You can modify the branching function to control the flow based on the parameters. You'll need to make sure task_b depends on task_a only when task_a is supposed to run.

from airflow.models.param import Param
from datetime import datetime

default_args = {
  'owner': 'xyz',
  'email_on_retry': False,
  'email_on_failure': False,
  'retries': 0,
  'provide_context': True,
  'depends_on_past': False
}

@dag(
  default_args=default_args,
  start_date=datetime(2024, 3, 7),
  schedule_interval=None,
  params={
    'run_task_a': Param(True, type='boolean'),
    'run_task_b': Param(True, type='boolean'),
    'param_for_task_a': Param('foo', enum=['foo', 'bar'], type='string')
  }
)
def my_dag():

  @task
  def get_context_values(**context):
    return context['params']

  @task
  def task_a(param_for_task_a):
    if param_for_task_a == 'foo':
      # Do some stuff
      pass
    elif param_for_task_a == 'bar':
      # Do some different stuff
      pass
    return None

  @task
  def task_b():
    # Do some more stuff
    return None

  # Taskflow
  context_values = get_context_values()

  # Branching logic
  run_task_a = context_values['run_task_a']
  run_task_b = context_values['run_task_b']

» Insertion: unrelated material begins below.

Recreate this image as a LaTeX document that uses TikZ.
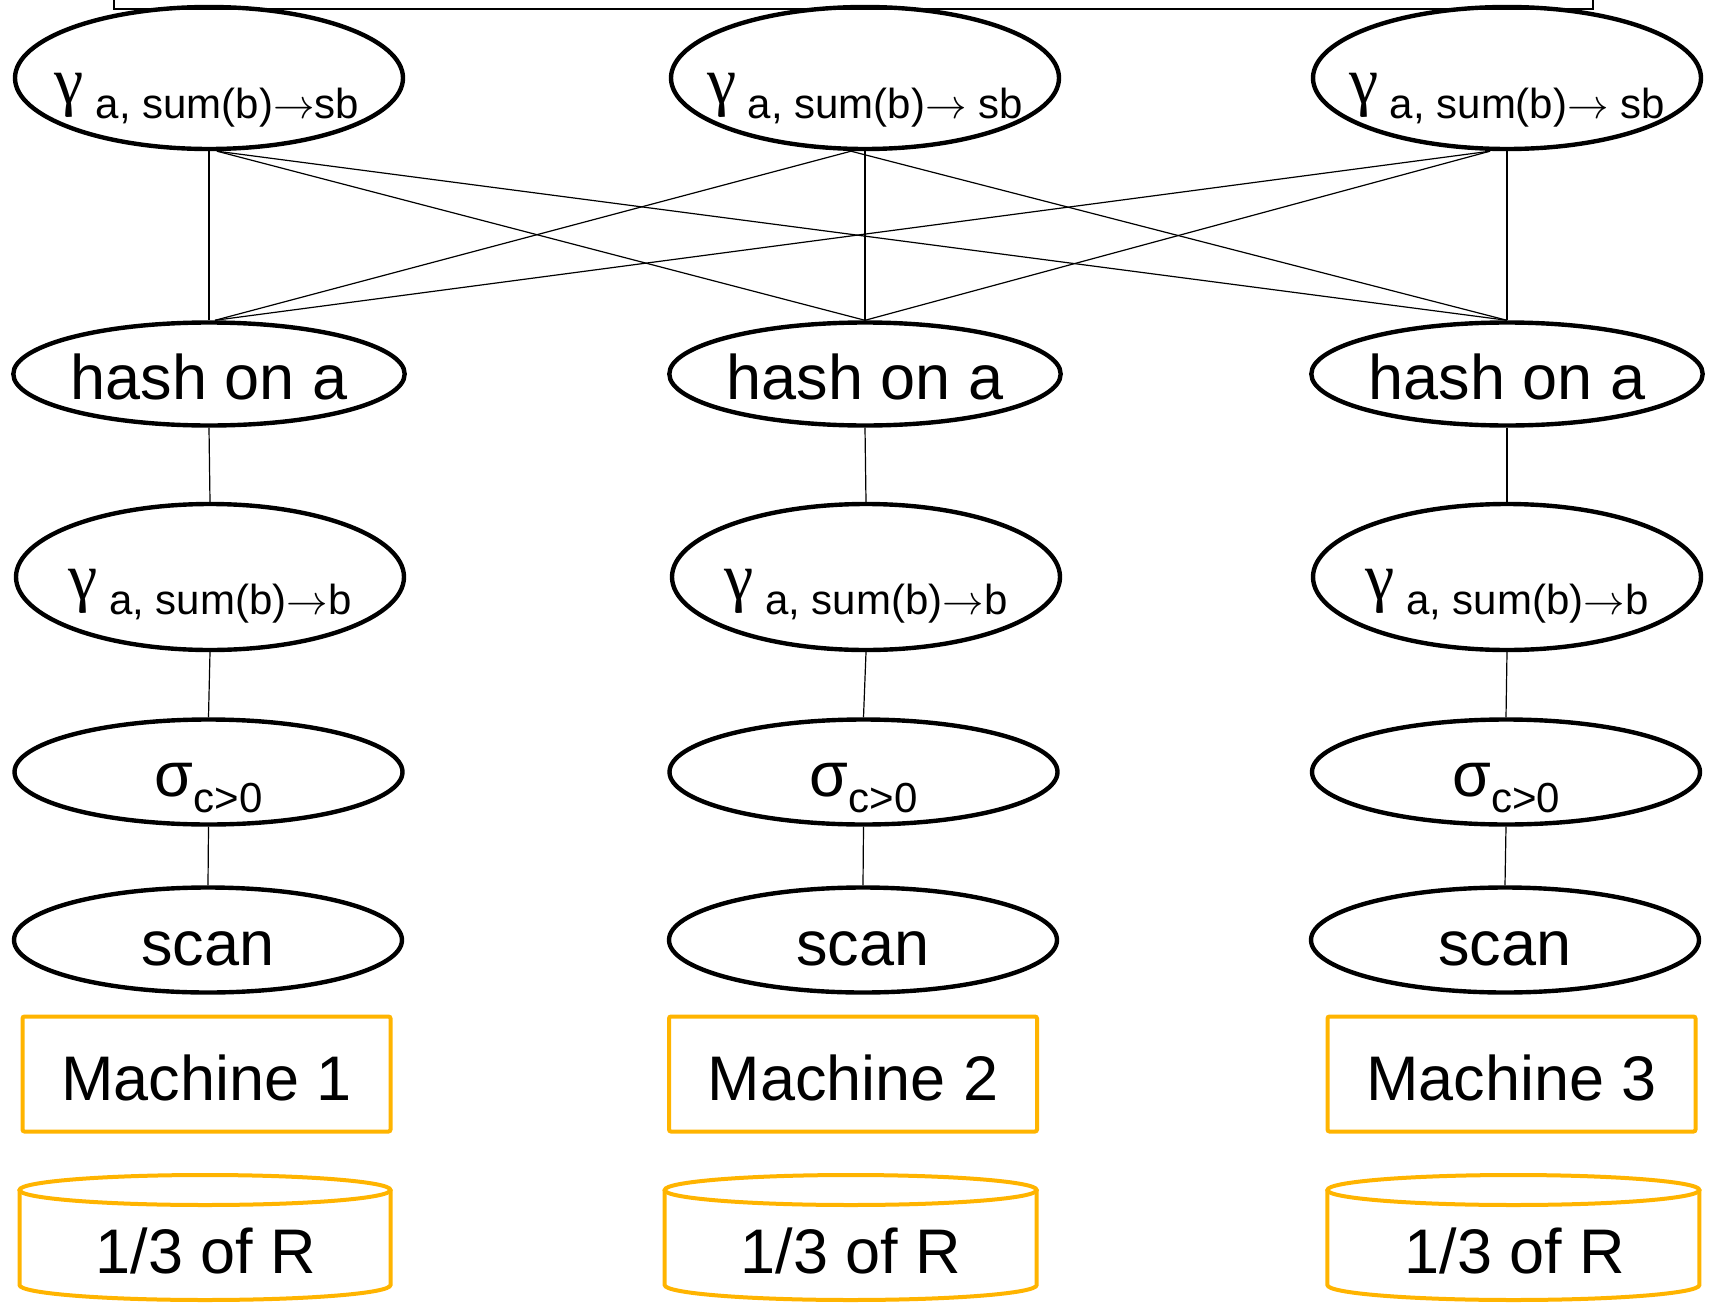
\documentclass[tikz,border=0pt]{standalone}
\usepackage{fontspec}
\setmainfont{Liberation Sans}
\newfontfamily\grkserif{Liberation Serif}
\usetikzlibrary{shapes.geometric}
\definecolor{machineorange}{RGB}{255,180,0}

% aggregation label: gamma with a lowered subscript
\newcommand\aggrlabel[1]{{\grkserif\fontsize{33}{36}\selectfont γ}\raisebox{-7.5pt}{\fontsize{21}{24}\selectfont\ #1}}
% selection label: sigma with a lowered subscript
\newcommand\sellabel[1]{σ\raisebox{-8pt}{\fontsize{21}{24}\selectfont #1}}
\newcommand\toarrow{\ensuremath{\rightarrow}}

\begin{document}
\begin{tikzpicture}[x=0.5pt,y=-0.5pt,
  op/.style={ellipse, draw, line width=2.2pt, minimum width=194pt, inner sep=0pt,
    font=\fontsize{31.5}{36}\selectfont, text height=25pt, text depth=0pt},
  aggtop/.style={op, minimum height=71pt},
  agglow/.style={op, minimum height=73pt},
  hashop/.style={op, minimum height=51.5pt},
  selop/.style={op, minimum height=52.5pt},
  scanop/.style={op, minimum height=52.5pt},
  optext/.style={anchor=base, inner sep=0pt, font=\fontsize{31.5}{36}\selectfont},
  link/.style={line width=0.6pt},
  machine/.style={draw=machineorange, line width=2pt, rounded corners=1pt,
    minimum width=184pt, minimum height=57.5pt, inner sep=0pt,
    font=\fontsize{31.5}{36}\selectfont, text height=26pt, text depth=0pt},
  disk/.style={draw=machineorange, line width=2pt},
  disktext/.style={inner sep=0pt, font=\fontsize{31.5}{36}\selectfont, text height=25pt, text depth=0pt}
]
\clip (0,0) rectangle (1709,1306);
\fill[white] (0,0) rectangle (1709,1306);

% enclosing plan box, only its lower part is visible
\draw[line width=1pt] (114,-40) rectangle (1593,9);

% final aggregation
\node[aggtop] (ga1) at (209,78) {};
\node[aggtop] (ga2) at (865,78) {};
\node[aggtop] (ga3) at (1507,78) {};
\node[optext] (ga1t) at (207,103) {\aggrlabel{a, sum(b)\toarrow sb}};
\node[optext] (ga2t) at (865,103) {\aggrlabel{a, sum(b)\toarrow\ sb}};
\node[optext] (ga3t) at (1507,103) {\aggrlabel{a, sum(b)\toarrow\ sb}};

% repartitioning
\node[hashop] (h1) at (209,374) {hash on a};
\node[hashop] (h2) at (865,374) {hash on a};
\node[hashop] (h3) at (1507,374) {hash on a};

% local pre-aggregation
\node[agglow] (gb1) at (210,577) {};
\node[agglow] (gb2) at (866,577) {};
\node[agglow] (gb3) at (1507,577) {};
\node[optext] (gb1t) at (210,599) {\aggrlabel{a, sum(b)\toarrow b}};
\node[optext] (gb2t) at (866,599) {\aggrlabel{a, sum(b)\toarrow b}};
\node[optext] (gb3t) at (1507,599) {\aggrlabel{a, sum(b)\toarrow b}};

% selection
\node[selop] (s1) at (208.5,772) {};
\node[selop] (s2) at (863.5,772) {};
\node[selop] (s3) at (1506,772) {};
\node[optext] (s1t) at (208.5,796) {\sellabel{c>0}};
\node[optext] (s2t) at (863.5,796) {\sellabel{c>0}};
\node[optext] (s3t) at (1506,796) {\sellabel{c>0}};

% scans
\node[scanop] (sc1) at (208,940) {scan};
\node[scanop] (sc2) at (863,940) {scan};
\node[scanop] (sc3) at (1505,940) {scan};

% machines
\node[machine] (m1) at (206.5,1074) {Machine 1};
\node[machine] (m2) at (853,1074) {Machine 2};
\node[machine] (m3) at (1511.5,1074) {Machine 3};

% data partitions
\foreach \cx/\hw in {205/185.5, 850.7/186, 1513.4/186}{
  \draw[disk] (\cx-\hw,1190) -- (\cx-\hw,1285)
    arc[start angle=180, end angle=360, x radius=\hw*0.5pt, y radius=7.5pt]
    -- (\cx+\hw,1190);
  \draw[disk] (\cx,1190) ellipse[x radius=\hw*0.5pt, y radius=7.5pt];
}
\node[disktext] (d1) at (206,1248) {1/3 of R};
\node[disktext] (d2) at (851,1248) {1/3 of R};
\node[disktext] (d3) at (1515,1248) {1/3 of R};

% shuffle connections
\foreach \i in {1,2,3}{
  \draw[link] (ga\i.south) -- (h\i.north);
  \draw[link] (h\i.south) -- (gb\i.north);
  \draw[link] (gb\i.south) -- (s\i.north);
  \draw[link] (s\i.south) -- (sc\i.north);
}
\draw[link] ([xshift=4pt]ga1.south) -- (h2.north);
\draw[link] ([xshift=4pt]ga1.south) -- (h3.north);
\draw[link] ([xshift=-7pt]ga2.south) -- ([xshift=3pt]h1.north);
\draw[link] ([xshift=-7pt]ga2.south) -- (h3.north);
\draw[link] ([xshift=-8.5pt]ga3.south) -- ([xshift=3pt]h1.north);
\draw[link] ([xshift=-8.5pt]ga3.south) -- (h2.north);
\end{tikzpicture}
\end{document}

  if run_task_a and run_task_b:
      task_a_output = task_a(context_values['param_for_task_a'])
      task_a_output >> task_b()
  elif run_task_b:
      task_b()
  # Add an else clause if you want to handle cases where both are False

my_dag_instance = my_dag()
1
Collin McNulty On

A straightforward fix would be to make task_b dependent on task_a with >> while also changing task_b's trigger_rule to none_failed. In the case where your branching causes task_a to be skipped, task_b will still run even though its upstream task did not succeed.